= Bixio Music Group =

US company

Bixio Music Group, a New York corporation, is the American branch of Gruppo Editoriale Bixio, or Bixio Publishing Group, the first Italian music publishing company. The Bixio Publishing Group, based in Rome, Italy, was established in Naples during the 1920s by composer Cesare Andrea Bixio. Bixio Music Group, an ASCAP member since 1992, was established to facilitate licensing of the Bixio Publishing Group catalogue that includes not only musical compositions but also sound recordings by related labels under the Group in the territories of North and South America.

The UNEMIA, an organization representing over sixty of the most important and authoritative publishing houses in Italy, states on its website that Gruppo Editoriale Bixio comprises Bixio CEMSA S.r.l., Bixio SAM S.r.l., Edizioni Musicali Nido S.r.l., Gale Italiana S.r.l., Granadine Music S.r.l., Stero Oceania S.r.l., Bixio Cesare Andrea S.r.l., and Grandi Firme Della Canzone S.r.l.
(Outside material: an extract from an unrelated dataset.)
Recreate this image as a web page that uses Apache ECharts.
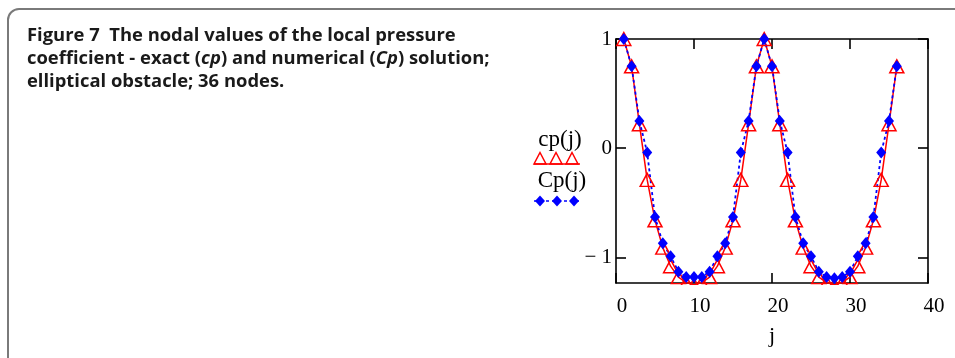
<!DOCTYPE html>
<html>
<head>
<meta charset="utf-8">
<script src="https://cdn.jsdelivr.net/npm/echarts@6/dist/echarts.min.js"></script>
<style>html,body{margin:0;padding:0;background:#fff}#c{width:955px;height:358px}</style>
</head>
<body>
<div id="c"></div>
<script>
// node index j
const nodes = [1,2,3,4,5,6,7,8,9,10,11,12,13,14,15,16,17,18,19,20,21,22,23,24,25,26,27,28,29,30,31,32,33,34,35,36];
// exact solution cp(j)
const cpExact = [1, 0.75, 0.22, -0.29, -0.66, -0.91, -1.08, -1.18, -1.23, -1.25, -1.23, -1.18, -1.08, -0.91, -0.66, -0.29, 0.22, 0.75,
                 1, 0.75, 0.22, -0.29, -0.66, -0.91, -1.08, -1.18, -1.23, -1.25, -1.23, -1.18, -1.08, -0.91, -0.66, -0.29, 0.22, 0.75];
// numerical solution Cp(j)
const cpNum = [1, 0.75, 0.25, -0.04, -0.63, -0.87, -0.99, -1.13, -1.18, -1.18, -1.18, -1.13, -0.99, -0.87, -0.63, -0.04, 0.25, 0.75,
               1, 0.75, 0.25, -0.04, -0.63, -0.87, -0.99, -1.13, -1.18, -1.19, -1.18, -1.13, -0.99, -0.87, -0.63, -0.04, 0.25, 0.75];
const xTicks = [0, 10, 20, 30, 40];
const yTicks = [-1, 0, 1];

const serif = '"Liberation Serif", "DejaVu Serif", serif';
const chart = echarts.init(document.getElementById('c'), null, {renderer: 'canvas'});
const axisLine = {show: true, onZero: false, lineStyle: {color: '#000', width: 1.6}};
const tick = {show: true, inside: true, length: 10, lineStyle: {color: '#000', width: 1.6}};

chart.setOption({
  animation: false,
  backgroundColor: '#fff',
  title: {
    left: 22, top: 19,
    text: '{b|Figure 7  The nodal values of the local pressure}\n{b|coefficient - exact (}{i|cp}{b|) and numerical (}{i|Cp}{b|) solution;}\n{b|elliptical obstacle; 36 nodes.}',
    textStyle: {
      rich: {
        b: {fontFamily: '"Open Sans"', fontWeight: 'bold', fontSize: 18.4, color: '#1a1a1a', lineHeight: 23.3},
        i: {fontFamily: '"Open Sans"', fontWeight: 'bold', fontStyle: 'italic', fontSize: 18.4, color: '#1a1a1a', lineHeight: 23.3}
      }
    }
  },
  grid: {left: 616, right: 27, top: 39, bottom: 75, containLabel: false},
  xAxis: [{
    type: 'value', min: xTicks[0], max: xTicks[xTicks.length - 1], interval: 10,
    axisLine: axisLine, axisTick: tick, splitLine: {show: false},
    axisLabel: {fontFamily: serif, fontSize: 21, color: '#000', margin: 13, padding: [0, 0, 0, 12]},
    name: 'j', nameLocation: 'middle', nameGap: 42,
    nameTextStyle: {fontFamily: serif, fontSize: 22, color: '#000'}
  }, {
    type: 'value', position: 'top', min: xTicks[0], max: xTicks[xTicks.length - 1], interval: 10,
    axisLine: axisLine, axisTick: tick, axisLabel: {show: false}, splitLine: {show: false}
  }],
  yAxis: [{
    type: 'value', min: -1.234, max: 1,
    axisLine: axisLine,
    axisTick: Object.assign({}, tick, {customValues: yTicks}),
    splitLine: {show: false},
    axisLabel: {customValues: yTicks, fontFamily: serif, fontSize: 21, color: '#000', margin: 4,
      formatter: v => v < 0 ? '\u2212 ' + Math.abs(v) : String(v)}
  }, {
    type: 'value', position: 'right', min: -1.234, max: 1,
    axisLine: axisLine,
    axisTick: Object.assign({}, tick, {customValues: yTicks}),
    splitLine: {show: false}, axisLabel: {show: false}
  }],
  graphic: [
    {type: 'rect', shape: {x: 8, y: 9, width: 1100, height: 500, r: 11},
     style: {fill: 'none', stroke: '#7a7a7a', lineWidth: 2}, z: 0, silent: true},
    {type: 'rect', shape: {x: 612, y: 285, width: 322, height: 9},
     style: {fill: '#fff'}, z: 100, silent: true},
    // legend
    {type: 'text', x: 560, y: 140, style: {text: 'cp(j)', font: '23px ' + serif, fill: '#000', align: 'center', verticalAlign: 'middle'}},
    {type: 'line', shape: {x1: 534, y1: 164, x2: 580, y2: 164}, style: {stroke: '#ff0000', lineWidth: 1.5}},
    {type: 'polygon', shape: {points: [[540, 152.5], [534, 164], [546, 164]]}, style: {fill: 'none', stroke: '#ff0000', lineWidth: 1.5}},
    {type: 'polygon', shape: {points: [[556, 152.5], [550, 164], [562, 164]]}, style: {fill: 'none', stroke: '#ff0000', lineWidth: 1.5}},
    {type: 'polygon', shape: {points: [[572, 152.5], [566, 164], [578, 164]]}, style: {fill: 'none', stroke: '#ff0000', lineWidth: 1.5}},
    {type: 'text', x: 562, y: 181, style: {text: 'Cp(j)', font: '23px ' + serif, fill: '#000', align: 'center', verticalAlign: 'middle'}},
    {type: 'line', shape: {x1: 534, y1: 201, x2: 580, y2: 201}, style: {stroke: '#0000ff', lineWidth: 1.5, lineDash: [3, 3]}},
    {type: 'polygon', shape: {points: [[540, 195.5], [545, 201], [540, 206.5], [535, 201]]}, style: {fill: '#0000ff'}},
    {type: 'polygon', shape: {points: [[557, 195.5], [562, 201], [557, 206.5], [552, 201]]}, style: {fill: '#0000ff'}},
    {type: 'polygon', shape: {points: [[574, 195.5], [579, 201], [574, 206.5], [569, 201]]}, style: {fill: '#0000ff'}}
  ],
  series: [{
    name: 'cp(j)', type: 'line', xAxisIndex: 0, yAxisIndex: 0, clip: false,
    data: nodes.map((j, i) => [j, cpExact[i]]),
    symbol: 'triangle', symbolSize: [14, 13],
    lineStyle: {color: '#ff0000', width: 1.5},
    itemStyle: {color: 'rgba(255,255,255,0)', borderColor: '#ff0000', borderWidth: 1.5}
  }, {
    name: 'Cp(j)', type: 'line', xAxisIndex: 0, yAxisIndex: 0, clip: false,
    data: nodes.map((j, i) => [j, cpNum[i]]),
    symbol: 'diamond', symbolSize: [10, 12],
    lineStyle: {color: '#0000ff', width: 1.8, type: [3, 3]},
    itemStyle: {color: '#0000ff'}
  }]
});
</script>
</body>
</html>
Bixio Publishing Group owns record Cinevox Records and Bubble Records. Cinevox Records was created by Cesare Andrea Bixio in the early 1960s, to specialize in the release of film scores. Cinevox released its first soundtrack in 1966, for the film The Poppy Is Also a Flower, by film composer Georges Auric. Throughout the years Cinevox has been responsible for creating and releasing all 600 of Bixio Publishing Groups' original soundtrack albums which span across genres including spaghetti westerns, horror, comedy and romance. Bubble Records was founded in 1980 and managed by :it:Franco Bixio and :it:Carlo Andrea Bixio, sons of Cesare Andrea Bixio. Bubble Records expanded the reach of the Publishing Group into the sphere of international pop music, producing artists such as Keith Emerson and Donovan. The Bubble Records phonographs were published by Edizioni Italiana Gale also owned by the Bixio Publishing Group. Bubbles' own roster of artists included Giuni Russo, Eugenio Bennato, I Camaleonti and Tony Esposito to name a few. Musikstrasse is another label controlled by Bixio Publishing Group, active in the genre of classical music.